Sorry - I can't go back into these posts and 'star' them - I can't access them

However - kindergarten stuff - cut and paste, tracing and printing and labelling things, coloring within the lines (or trying to) - these are all fine motor skills.

ANY topic your older children are working on can be adapted to make an activity for the younger.

If the older are studying castles - have the little ones build castles out of boxes, or trace and color a castle and hang it on the fridge, or make playdough knights or draw and paint full size shields...

If the older are studying bugs - the little ones will join you getting bugs from outside. They can cut out pictures of bugs from National Geographic magazines and make posters for the wall. They can make playdough bugs showing the different types and paint the wings etc; they can cut out drawn and colored bugs and hang in a mobile from the ceiling...

All of the kids can do these activities together and love it - it's just that there are requirements for the older ones - certain terminology to learn, concepts to remember - and quite frankly,they remember them far better when the DO stuff like this!

Little ones can trace and color maps even if they can't fully understand them. I often just make an extra copy of something for the younger children.

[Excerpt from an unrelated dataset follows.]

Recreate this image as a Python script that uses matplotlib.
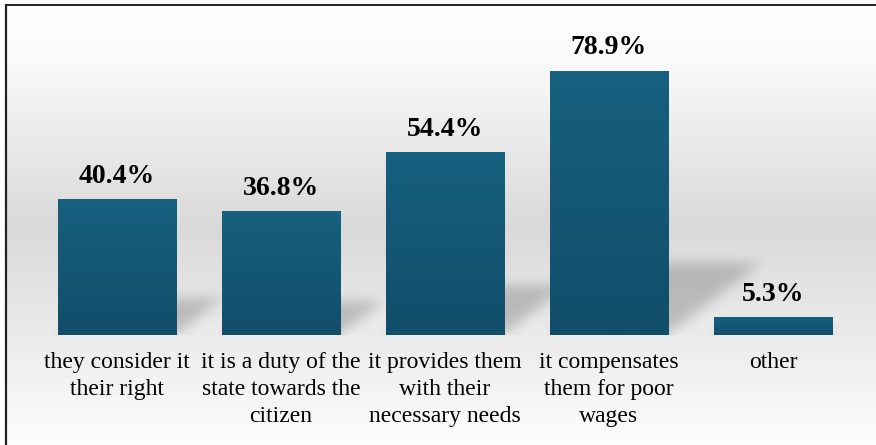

Does this help any? If not, contact me directly and I will see if I can explain further.

4:17 PM  
Anonymous Anonymous said...

Yes it helps. Some. My older ones use Seton curriculum and rarely it seems I can have everybody doing the same thing. I'm not very hands on. I like the (take out the books , get the work done ,check it off, yea were done.) Not working very well for the 5 yr old.
But I can get her busy doing more of those types of things. Cutting,paste, etc... Thanks.